Sur un point, paradoxalement, nous sommes prêts à donner raison aux technocrates français. Ce ne sont pas, en effet, seulement l'ISF, la taxation des plus-values boursières ou l'impôt sur les sociétés, qui découragent l'investissement et l'initiative en France. C'est un environnement d'ensemble, et c'est un discours dominant ; ce sont les innombrables entraves qu'ils créent, et c'est le discours d'autosatisfaction qu'ils inspirent. Autrement dit : c'est eux, qui poussent un nombre grandissant de Français, riches et pauvres, à voter avec leurs pieds.

JG Malliarakis
©L'Insolent

(1) Le Conseil des impôts est une structure administrative sous-traitante.

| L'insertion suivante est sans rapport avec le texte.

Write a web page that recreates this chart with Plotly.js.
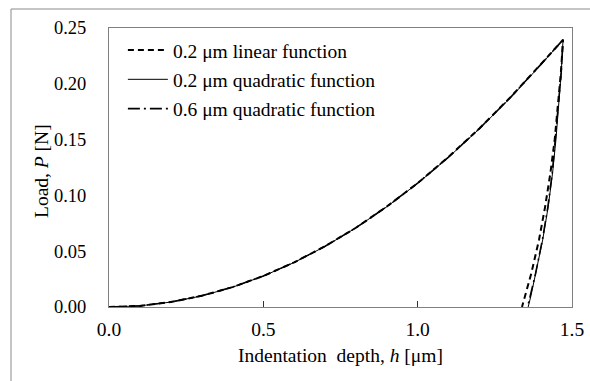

Elle est composée de 11 personnes dont 3 membres de la Cour des comptes et 8 hauts fonctionnaires. Depuis la Grande Charte anglaise du XIIIe siècle, et la convocation des premiers États Généraux en France aux XIVe siècle, il est couramment admis que la légitimité des impôts résulte du consentement et du vote de ceux qui les payent, et non de la contrainte de ceux qui les prélèvent.
(2) édition datée du 29 mise en ligne le 28 septembre
(3) dont les brillantes réussites ne se comptent plus.

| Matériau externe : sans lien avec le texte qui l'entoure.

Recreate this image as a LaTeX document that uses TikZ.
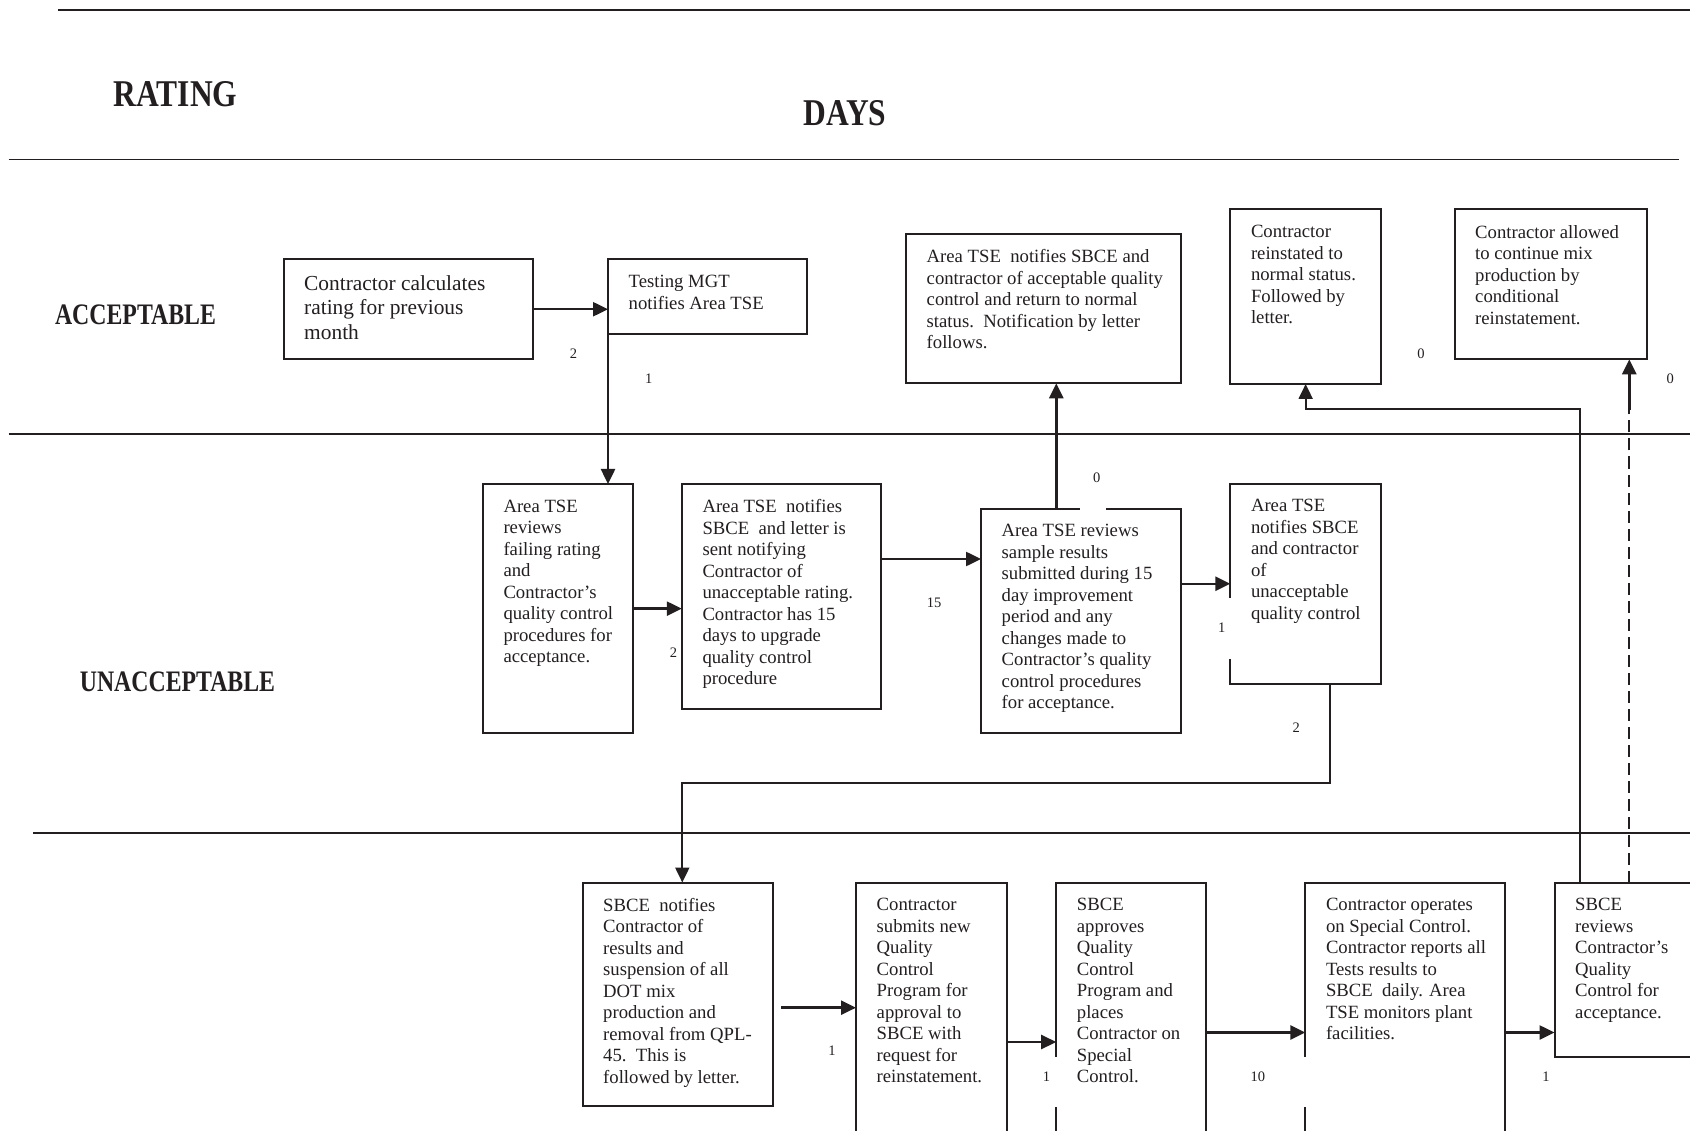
\documentclass[tikz,border=0pt]{standalone}
\usepackage{fontspec}
\usepackage{graphicx}
\setmainfont{Liberation Serif}
\usetikzlibrary{arrows.meta,calc}
\definecolor{ink}{RGB}{35,31,32}
\newcommand\flowbox[5]{\node[bx, anchor=north west, minimum width={#4-#2}, minimum height={#5-#3}] (#1) at (#2,#3) {};}
\newcommand\flowtext[3][txt]{\node[#1, anchor=north west] (#2-t) at ([xshift=20.5pt,yshift=-15.5pt]#2.north west) {#3};}
\begin{document}
\begin{tikzpicture}[x=1pt,y=-1pt,
  bx/.style={draw=ink, line width=2pt, inner sep=0pt, outer sep=0pt, rectangle},
  txt/.style={align=left, inner sep=0pt, text=ink, font=\fontsize{18.7}{21.5}\selectfont},
  bigtxt/.style={txt, font=\fontsize{21.4}{24.5}\selectfont},
  hdr/.style={inner sep=0pt, text=ink, font=\bfseries\fontsize{31.5}{36}\selectfont},
  band/.style={inner sep=0pt, text=ink, font=\bfseries\fontsize{23.8}{28}\selectfont},
  num/.style={inner sep=0pt, text=ink, font=\fontsize{14.5}{17}\selectfont},
  sep/.style={draw=ink, line width=1.7pt},
  arr/.style={draw=ink, line width=2.5pt, -{Triangle[length=15pt,width=14pt]}},
  arrthin/.style={draw=ink, line width=2pt, -{Triangle[length=15pt,width=14pt]}}]
\useasboundingbox (0,0) rectangle (1690,1131);
\fill[white] (0,0) rectangle (1690,1131);
\clip (0,0) rectangle (1690,1131);

% separator lines
\draw[sep] (58,10) -- (1690,10);
\draw[sep] (8.6,159.5) -- (1679,159.5);
\draw[sep] (8.6,434) -- (1690,434);
\draw[sep] (33,833) -- (1690,833);

% headers
\node[hdr] (rating) at (175.5,94) {\scalebox{1}[1.2]{RATING}};
\node[hdr] (days) at (845,113) {\scalebox{1}[1.2]{DAYS}};
\node[band] (acc) at (135.5,314.5) {\scalebox{1}[1.25]{ACCEPTABLE}};
\node[band] (unacc) at (177.5,682) {\scalebox{1}[1.25]{UNACCEPTABLE}};

% boxes
\flowbox{a1}{283.5}{259.5}{532.5}{359}
\flowbox{a2}{608}{259.5}{806.5}{334}
\flowbox{a3}{906}{234}{1181}{383.3}
\flowbox{a4}{1230.3}{209.5}{1381}{384}
\flowbox{a5}{1454.5}{209.5}{1647.3}{359.3}
\flowbox{u1}{482.8}{484}{632.7}{733.3}
\flowbox{u2}{681.8}{484}{881}{708.5}
\flowbox{u3}{981}{508.7}{1181}{733}
\flowbox{u4}{1230.3}{483.8}{1380.7}{683.7}
\flowbox{b1}{582.5}{882.5}{772.5}{1106}
\flowbox{b2}{856}{882.5}{1006.7}{1150}
\flowbox{b3}{1056.2}{882.5}{1206}{1150}
\flowbox{b4}{1305.3}{882.5}{1505.3}{1150}
\flowbox{b5}{1554.5}{882.5}{1710}{1057.3}

% gaps left by label backgrounds
\fill[white] (1080,505.5) rectangle (1106,512);
\fill[white] (1228,598) rectangle (1232.5,659);
\fill[white] (1054,1057) rectangle (1058.5,1107);
\fill[white] (1303,1057) rectangle (1307.5,1107);

% texts
\flowtext[bigtxt]{a1}{Contractor calculates\\rating for previous\\month}
\flowtext{a2}{Testing MGT\\notifies Area TSE}
\flowtext{a3}{Area TSE\ \ notifies SBCE and\\contractor of acceptable quality\\control and return to normal\\status.\ \ Notification by letter\\follows.}
\flowtext{a4}{Contractor\\reinstated to\\normal status.\\Followed by\\letter.}
\flowtext{a5}{Contractor allowed\\to continue mix\\production by\\conditional\\reinstatement.}
\flowtext{u1}{Area TSE\\reviews\\failing rating\\and\\Contractor’s\\quality control\\procedures for\\acceptance.}
\flowtext{u2}{Area TSE\ \ notifies\\SBCE\ \ and letter is\\sent notifying\\Contractor of\\unacceptable rating.\\Contractor has 15\\days to upgrade\\quality control\\procedure}
\flowtext{u3}{Area TSE reviews\\sample results\\submitted during 15\\day improvement\\period and any\\changes made to\\Contractor’s quality\\control procedures\\for acceptance.}
\flowtext{u4}{Area TSE\\notifies SBCE\\and contractor\\of\\unacceptable\\quality control}
\flowtext{b1}{SBCE\ \ notifies\\Contractor of\\results and\\suspension of all\\DOT mix\\production and\\removal from QPL-\\45.\ \ This is\\followed by letter.}
\flowtext{b2}{Contractor\\submits new\\Quality\\Control\\Program for\\approval to\\SBCE with\\request for\\reinstatement.}
\flowtext{b3}{SBCE\\approves\\Quality\\Control\\Program and\\places\\Contractor on\\Special\\Control.}
\flowtext{b4}{Contractor operates\\on Special Control.\\Contractor reports all\\Tests results to\\SBCE\ \ daily. Area\\TSE monitors plant\\facilities.}
\flowtext{b5}{SBCE\\reviews\\Contractor’s\\Quality\\Control for\\acceptance.}

% helper coordinates
\coordinate (yc4) at (0,559);
\coordinate (xc5) at (1056.3,0);
\coordinate (xc7a) at (1330,0);
\coordinate (yc7) at (0,783);
\coordinate (xc7b) at (682.3,0);
\coordinate (c8s) at (781,1007.7);
\coordinate (yc9) at (0,1042);
\coordinate (yc10) at (0,1032.5);
\coordinate (xc12) at (1579.7,0);
\coordinate (yc12) at (0,409);
\coordinate (xc13) at (1629.3,0);
\coordinate (yc13) at (0,410);

% connectors
\draw[arr] (a1.east) -- (a1.east -| a2.west);
\draw[arr] (a2.south west) -- (a2.south west |- u1.north);
\draw[arr] (u1.east) -- (u1.east -| u2.west);
\draw[arr] (u2.east |- yc4) -- (u3.west |- yc4);
\draw[arr] (u3.north -| xc5) -- (a3.south -| xc5);
\draw[arr] (u3.east |- u4.west) -- (u4.west);
\draw[arrthin] (u4.south -| xc7a) -- (xc7a |- yc7) -- (xc7b |- yc7) -- (b1.north -| xc7b);
\draw[arr] (c8s) -- (c8s -| b2.west);
\draw[arr] (b2.east |- yc9) -- (b3.west |- yc9);
\draw[arr] (b3.east |- yc10) -- (b4.west |- yc10);
\draw[arr] (b4.east |- yc10) -- (b5.west |- yc10);
\draw[arrthin] (b5.north -| xc12) -- (xc12 |- yc12) -- (a4.south |- yc12) -- (a4.south);
\draw[draw=ink, line width=2.2pt, dash pattern=on 12pt off 6pt] (b5.north -| xc13) -- (xc13 |- yc13);
\draw[arr] (xc13 |- yc13) -- (a5.south -| xc13);

% day numbers
\node[num] (n1) at (573.4,354) {2};
\node[num] (n2) at (648.8,378.5) {1};
\node[num] (n3) at (1096.7,477.7) {0};
\node[num] (n4) at (1421,353.3) {0};
\node[num] (n5) at (1670.3,379) {0};
\node[num] (n6) at (673.5,653) {2};
\node[num] (n7) at (934,602.7) {15};
\node[num] (n8) at (1221.7,627.7) {1};
\node[num] (n9) at (1296.3,727.3) {2};
\node[num] (n10) at (832,1051) {1};
\node[num] (n11) at (1046.5,1077) {1};
\node[num] (n12) at (1257.8,1077) {10};
\node[num] (n13) at (1546,1077) {1};
\end{tikzpicture}
\end{document}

(4) La lointaine Océanie est le seul continent à avoir échappé à la contagion.
(5) Cuba était un des pays les plus avancés du continent américain dans les années 1950. Avant 1948, il en allait de même pour la Tchécoslovaquie, et la partie centrale de l'Allemagne (l'ancienne Allemagne "orientale" est aujourd'hui polonaise ou russe, Dantzig est devenue Gdansk, Koenigsberg est devenue Kaliningrad, Memel est aujourd'hui Klaïpeda).
(6) L'inutilité de cette monstrueuse expérience prouve en elle-même la supériorité de l'approche "praxéologique" d'un Von Mises sur "l'empirisme organisateur" d'un Auguste Comte. Les faits historiques n'enseignent que ceux qui en reçoivent la leçon et en perçoivent la logique. Les défenseurs de l'utopie ne capitulent jamais. Je me souviens d'un Delors se mettant en colère sur le thème : "Qui vous dit qu'il n'y aura pas un pays qui saura un jour construire son socialisme ? En effet : rien ne le prouve pas.
(7) l'exemple le plus frappant et le plus coûteux est celui de l'unité italienne et du Mezzogiorno.